Sowohl der Zentralrat als auch die UpJ sind Körperschaften des öffentlichen Rechts und haben damit als einzige bundesweit tätige jüdische Organisationen diesen Status. Daher möchte die UpJ als Vertreterin der liberalen Strömung ebenso wie der Zentralrat gefördert werden. Ein solcher Teilhabeanspruch folge “nach der ständigen Rechtsprechung des Bundesverfassungsgerichts aus einer Gesamtschau der religionsverfassungsrechtlichen Vorgaben”, heißt es in der Verfassungsbeschwerde. Die UpJ kritisiert insgesamt ein Abhängigkeitsverhältnis vom Zentralrat.
“Wir wollen endlich eine Klärung”, sagte die UpJ-Vorsitzende Irith Michelsohn der KNA. Weil Gespräche mit dem Bundesinnenministerium über einen neuen Passus im bestehenden Staatsvertrag bisher erfolglos geblieben seien, habe sich die UpJ nun für die Verfassungsbeschwerde entschieden.
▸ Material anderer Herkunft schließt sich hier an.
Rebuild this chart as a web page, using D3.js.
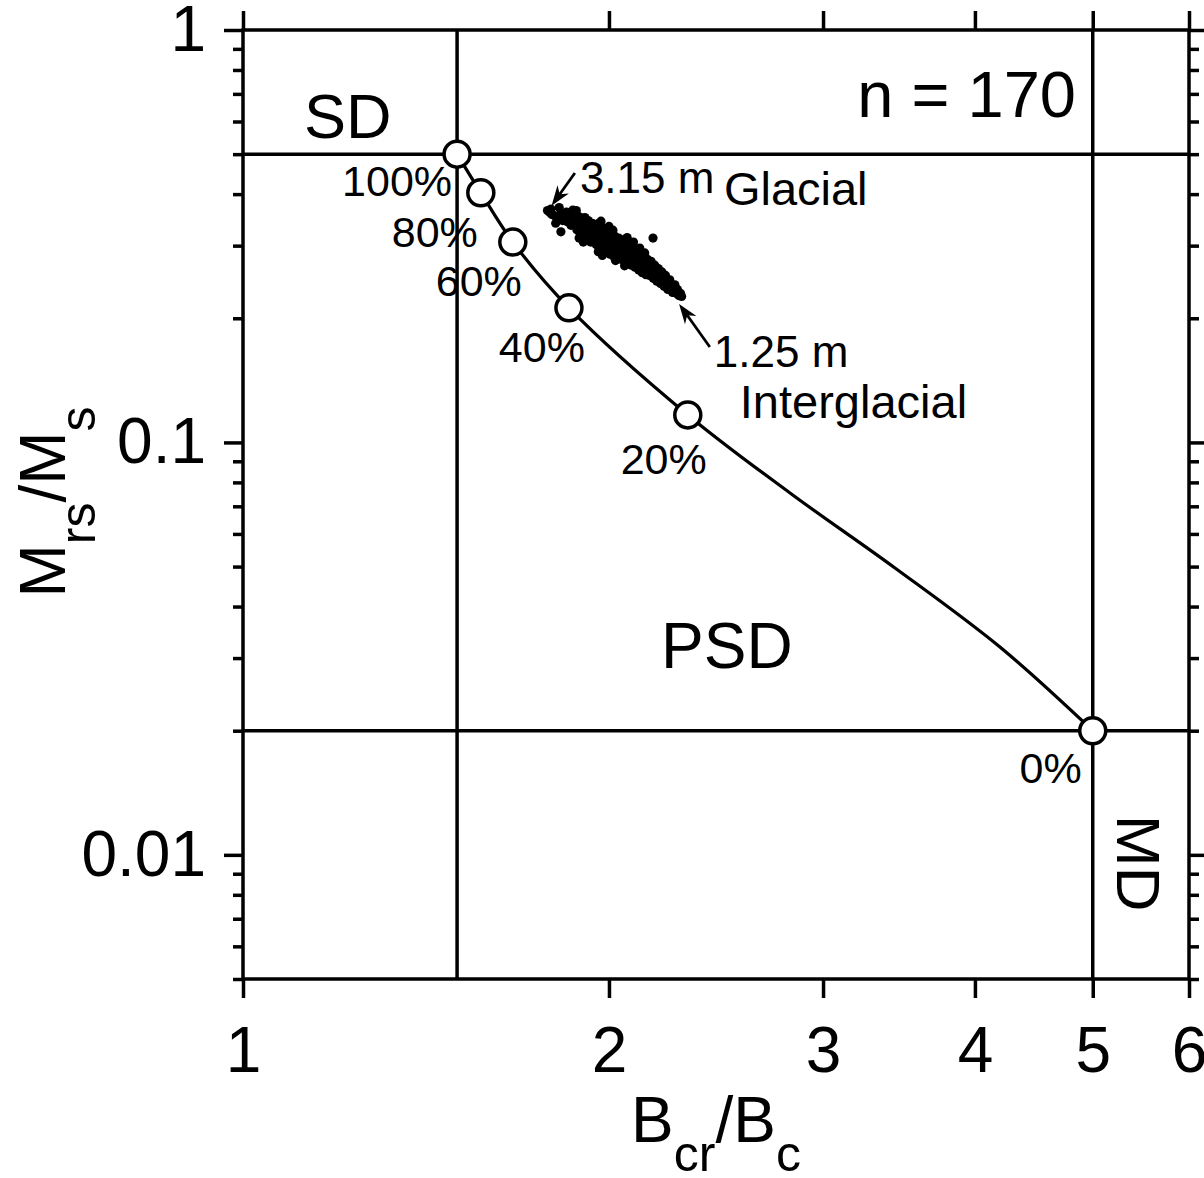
<!DOCTYPE html>
<html>
<head>
<meta charset="utf-8">
<script src="https://cdn.jsdelivr.net/npm/d3@7"></script>
<style>
  html, body { margin: 0; padding: 0; background: #fff; }
  svg { display: block; font-family: "Liberation Sans", Arial, Helvetica, sans-serif; }
</style>
</head>
<body>
<svg id="chart" width="1204" height="1178"></svg>
<script>
// ---- Day plot: SD–MD mixing curve and sample hysteresis ratios ----

// Axis ticks
const xTickValues = [1, 2, 3, 4, 5, 6];
const xTickLabels = ["1", "2", "3", "4", "5", "6"];
const yTickValues = [0.01, 0.1, 1];
const yTickLabels = ["0.01", "0.1", "1"];

// Domain boundaries (Bcr/Bc = 1.5 and 5; Mrs/Ms = 0.5 and 0.02)
const bcrLimits = [1.5, 5];
const mrsLimits = [0.5, 0.02];

// SD–MD mixing markers
const mixLabels = ["100%", "80%", "60%", "40%", "20%", "0%"];
const mixBcrBc  = [1.5, 1.569, 1.667, 1.854, 2.322, 5.0];
const mixMrsMs  = [0.5, 0.403, 0.306, 0.212, 0.1166, 0.02];

// Mixing curve trace
const curveBcrBc = [1.5, 1.569, 1.667, 1.854, 2.322, 2.818, 3.438, 4.194, 5.0];
const curveMrsMs = [0.5, 0.403, 0.306, 0.212, 0.1166, 0.0754, 0.0496, 0.0319, 0.02];

// Samples (n = 170): [Bcr/Bc, Mrs/Ms]
const samples = [
  [1.780,0.365],[1.788,0.361],[1.795,0.357],[1.792,0.368],[1.803,0.355],[1.812,0.351],[1.820,0.371],
  [1.826,0.359],[1.832,0.345],[1.808,0.340],[1.840,0.355],[1.848,0.343],[1.855,0.350],[1.861,0.336],
  [1.845,0.362],
  [1.826,0.324],[1.868,0.366],[2.174,0.313],
  [1.865,0.352],[1.870,0.338],[1.874,0.361],[1.878,0.347],[1.882,0.328],[1.886,0.354],[1.889,0.340],
  [1.893,0.322],[1.896,0.351],[1.899,0.335],[1.902,0.346],[1.905,0.319],[1.908,0.331],[1.911,0.351],
  [1.914,0.338],[1.917,0.313],[1.920,0.328],[1.923,0.345],[1.926,0.321],[1.929,0.335],[1.932,0.306],
  [1.935,0.319],[1.938,0.340],[1.941,0.328],[1.944,0.309],[1.947,0.323],[1.950,0.336],[1.890,0.313],
  [1.905,0.306],[1.880,0.365],
  [1.952,0.302],[1.955,0.330],[1.958,0.316],[1.961,0.340],[1.963,0.296],[1.966,0.322],[1.969,0.308],
  [1.972,0.333],[1.974,0.300],[1.977,0.318],[1.980,0.292],[1.982,0.314],[1.985,0.330],[1.988,0.300],
  [1.990,0.311],[1.993,0.289],[1.996,0.321],[1.998,0.303],[2.001,0.310],[2.004,0.286],[2.006,0.318],
  [2.009,0.297],[2.012,0.307],[2.015,0.327],[2.017,0.283],[2.020,0.299],[2.023,0.316],[2.026,0.290],
  [2.028,0.304],[2.031,0.280],[2.034,0.298],[2.037,0.313],[2.040,0.288],[2.043,0.302],[2.046,0.278],
  [2.048,0.296],[1.970,0.344],[1.960,0.290],[2.000,0.334],[2.025,0.276],
  [2.051,0.310],[2.054,0.288],[2.057,0.299],[2.060,0.278],[2.062,0.295],[2.065,0.307],[2.068,0.284],
  [2.071,0.297],[2.073,0.273],[2.076,0.290],[2.079,0.304],[2.082,0.280],[2.085,0.292],[2.087,0.269],
  [2.090,0.286],[2.093,0.300],[2.096,0.275],[2.099,0.288],[2.101,0.266],[2.104,0.282],[2.107,0.294],
  [2.110,0.270],[2.113,0.283],[2.116,0.262],[2.118,0.277],[2.121,0.290],[2.124,0.266],[2.127,0.279],
  [2.130,0.258],[2.133,0.273],[2.136,0.284],[2.139,0.262],[2.142,0.275],[2.145,0.255],[2.148,0.268],
  [2.070,0.314],[2.095,0.306],[2.120,0.296],[2.140,0.288],[2.060,0.268],
  [2.151,0.278],[2.154,0.261],[2.157,0.270],[2.160,0.254],[2.163,0.266],[2.166,0.275],[2.169,0.256],
  [2.172,0.266],[2.175,0.250],[2.178,0.261],[2.181,0.269],[2.184,0.252],[2.187,0.262],[2.190,0.246],
  [2.193,0.257],[2.196,0.264],[2.199,0.248],[2.202,0.257],[2.205,0.243],[2.208,0.252],[2.211,0.259],
  [2.214,0.244],[2.217,0.252],[2.220,0.239],[2.223,0.248],[2.226,0.254],[2.229,0.240],[2.232,0.247],
  [2.236,0.235],[2.240,0.243],[2.244,0.248],[2.248,0.236],[2.252,0.242],[2.256,0.231],[2.261,0.238],
  [2.266,0.241],[2.271,0.230],[2.277,0.235],[2.283,0.227],[2.290,0.230],
  [2.295,0.226],[1.975,0.284]
];

// Depth annotations: arrow tail and tip in data units
const depthNotes = [
  { text: "3.15 m", zone: "Glacial",      tail: [1.875, 0.450], tip: [1.794, 0.375] },
  { text: "1.25 m", zone: "Interglacial", tail: [2.421, 0.1704], tip: [2.284, 0.2167] }
];

// ---- layout ----
const svg = d3.select("#chart");
const mLeft = 243, mRight = 1189, mTop = 30, mBottom = 979;
const LW = 3.5;

const x = d3.scaleLog().domain([1, 6]).range([mLeft, mRight]);
const y = d3.scaleLog().domain([0.005, 1]).range([mBottom, mTop]);

const minorY = y.ticks().filter(v => !yTickValues.some(m => Math.abs(m - v) < 1e-9));

function styleAxis(g) {
  g.select(".domain").remove();
  g.selectAll(".tick line").attr("stroke", "#000").attr("stroke-width", LW);
  g.selectAll(".tick text").attr("fill", "#000")
    .attr("font-size", 64).attr("font-family", "Liberation Sans, Arial, sans-serif");
}

// Left axis (major with labels, minor without)
svg.append("g").attr("transform", `translate(${mLeft},0)`)
  .call(d3.axisLeft(y).tickValues(yTickValues).tickSize(19).tickPadding(18)
    .tickFormat((d, i) => yTickLabels[i]))
  .call(styleAxis);
svg.append("g").attr("transform", `translate(${mLeft},0)`)
  .call(d3.axisLeft(y).tickValues(minorY).tickSize(10).tickFormat(""))
  .call(styleAxis);

// Right axis
svg.append("g").attr("transform", `translate(${mRight},0)`)
  .call(d3.axisRight(y).tickValues(yTickValues).tickSize(19).tickFormat(""))
  .call(styleAxis);
svg.append("g").attr("transform", `translate(${mRight},0)`)
  .call(d3.axisRight(y).tickValues(minorY).tickSize(10).tickFormat(""))
  .call(styleAxis);

// Bottom axis
svg.append("g").attr("transform", `translate(0,${mBottom})`)
  .call(d3.axisBottom(x).tickValues(xTickValues).tickSize(19).tickPadding(29)
    .tickFormat((d, i) => xTickLabels[i]))
  .call(styleAxis);

// Top axis
svg.append("g").attr("transform", `translate(0,${mTop})`)
  .call(d3.axisTop(x).tickValues(xTickValues).tickSize(19).tickFormat(""))
  .call(styleAxis);

// Frame
svg.append("rect")
  .attr("x", mLeft).attr("y", mTop)
  .attr("width", mRight - mLeft).attr("height", mBottom - mTop)
  .attr("fill", "none").attr("stroke", "#000").attr("stroke-width", LW);

// Domain boundary lines
svg.selectAll("line.vlim").data(bcrLimits).join("line")
  .attr("class", "vlim")
  .attr("x1", d => x(d)).attr("x2", d => x(d))
  .attr("y1", mTop).attr("y2", mBottom)
  .attr("stroke", "#000").attr("stroke-width", LW);
svg.selectAll("line.hlim").data(mrsLimits).join("line")
  .attr("class", "hlim")
  .attr("x1", mLeft).attr("x2", mRight)
  .attr("y1", d => y(d)).attr("y2", d => y(d))
  .attr("stroke", "#000").attr("stroke-width", LW);

// Mixing curve
const curvePts = curveBcrBc.map((b, i) => [b, curveMrsMs[i]]);
svg.append("path")
  .datum(curvePts)
  .attr("d", d3.line().x(d => x(d[0])).y(d => y(d[1])).curve(d3.curveCatmullRom.alpha(0.5)))
  .attr("fill", "none").attr("stroke", "#000").attr("stroke-width", 3.2);

// Samples
svg.append("g").selectAll("circle").data(samples).join("circle")
  .attr("cx", d => x(d[0])).attr("cy", d => y(d[1]))
  .attr("r", 4.6).attr("fill", "#000");

// Mixing markers
const mixPts = mixBcrBc.map((b, i) => ({ b, m: mixMrsMs[i], label: mixLabels[i] }));
svg.append("g").selectAll("circle").data(mixPts).join("circle")
  .attr("cx", d => x(d.b)).attr("cy", d => y(d.m))
  .attr("r", 13).attr("fill", "#fff").attr("stroke", "#000").attr("stroke-width", LW);

// Percent labels, offset from their markers (right edge, baseline)
const pctOffsets = [[-5, 42], [-3, 54], [9, 54], [16, 54], [19, 59], [-11, 52]];
svg.append("g").selectAll("text").data(mixPts).join("text")
  .attr("x", (d, i) => x(d.b) + pctOffsets[i][0])
  .attr("y", (d, i) => y(d.m) + pctOffsets[i][1])
  .attr("text-anchor", "end").attr("font-size", 43)
  .text(d => d.label);

// Depth annotations with arrows; text offsets from the arrow tail
const noteOffsets = [
  { num: [5, 20], zone: [149, 32] },
  { num: [4, 20], zone: [30, 71] }
];
depthNotes.forEach((n, i) => {
  const tx = x(n.tail[0]), ty = y(n.tail[1]);
  const px = x(n.tip[0]), py = y(n.tip[1]);
  const ang = Math.atan2(py - ty, px - tx);
  const headLen = 20, headW = 7, notch = 6;
  const c = Math.cos(ang), s = Math.sin(ang);
  svg.append("line")
    .attr("x1", tx).attr("y1", ty)
    .attr("x2", px - c * (headLen - notch)).attr("y2", py - s * (headLen - notch))
    .attr("stroke", "#000").attr("stroke-width", 2.8);
  const bx = px - c * headLen, by = py - s * headLen;
  const nx = px - c * (headLen - notch), ny = py - s * (headLen - notch);
  svg.append("path")
    .attr("d", `M${px},${py} L${bx - s * headW},${by + c * headW} L${nx},${ny} L${bx + s * headW},${by - c * headW} Z`)
    .attr("fill", "#000");
  const o = noteOffsets[i];
  svg.append("text").attr("x", tx + o.num[0]).attr("y", ty + o.num[1]).attr("font-size", 44).text(n.text);
  svg.append("text").attr("x", tx + o.zone[0]).attr("y", ty + o.zone[1]).attr("font-size", 47).text(n.zone);
});

// Region labels
svg.append("text").attr("x", 304).attr("y", 138).attr("font-size", 63).text("SD");
svg.append("text").attr("x", 1076).attr("y", 117).attr("font-size", 65).attr("text-anchor", "end").text("n = 170");
svg.append("text").attr("x", 661).attr("y", 668).attr("font-size", 64).text("PSD");
svg.append("text").attr("transform", "translate(1117,815) rotate(90)").attr("font-size", 62).text("MD");

// Axis titles
const xt = svg.append("text").attr("x", (mLeft + mRight) / 2).attr("y", 1142)
  .attr("text-anchor", "middle").attr("font-size", 64);
xt.append("tspan").text("B");
xt.append("tspan").attr("font-size", 50).attr("dy", 29).text("cr");
xt.append("tspan").attr("dy", -29).text("/B");
xt.append("tspan").attr("font-size", 50).attr("dy", 29).text("c");

const yt = svg.append("text").attr("transform", "translate(65,502) rotate(-90)")
  .attr("text-anchor", "middle").attr("font-size", 64);
yt.append("tspan").text("M");
yt.append("tspan").attr("font-size", 50).attr("dy", 30).text("rs");
yt.append("tspan").attr("dy", -30).text("/M");
yt.append("tspan").attr("font-size", 50).attr("dy", 30).text("s");
</script>
</body>
</html>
Michelsohn verwies auf Regelungen zu staatlichen Förderungen, die es bereits auf Landesebene gebe.
Der Zentralrat wollte sich auf KNA-Anfrage erst einmal nicht äußern. Zu einem früheren Zeitpunkt hatte er betont, er berücksichtige alle Strömungen des Judentums “gleichermaßen und paritätisch”.
Das Bundesinnenministerium erklärte am Abend, dass ihm die Förderung jüdischen Lebens ein “besonders wichtiges Anliegen” sei. “Die finanzielle Förderung ist unter vielfältigen Förderungsmöglichkeiten ein wichtiger Aspekt”, so ein Sprecher gegenüber der KNA. Auch die UpJ werde vonseiten des Ministeriums unterstützt. “Ob die UpJ einen Anspruch auf Abschluss eines originären religionsrechtlichen Vertrages oder einen Anspruch auf Änderung des mit dem Zentralrat der Juden geschlossenen Vertrages hat, wird im Rahmen der Verfassungsbeschwerde zu klären sein.”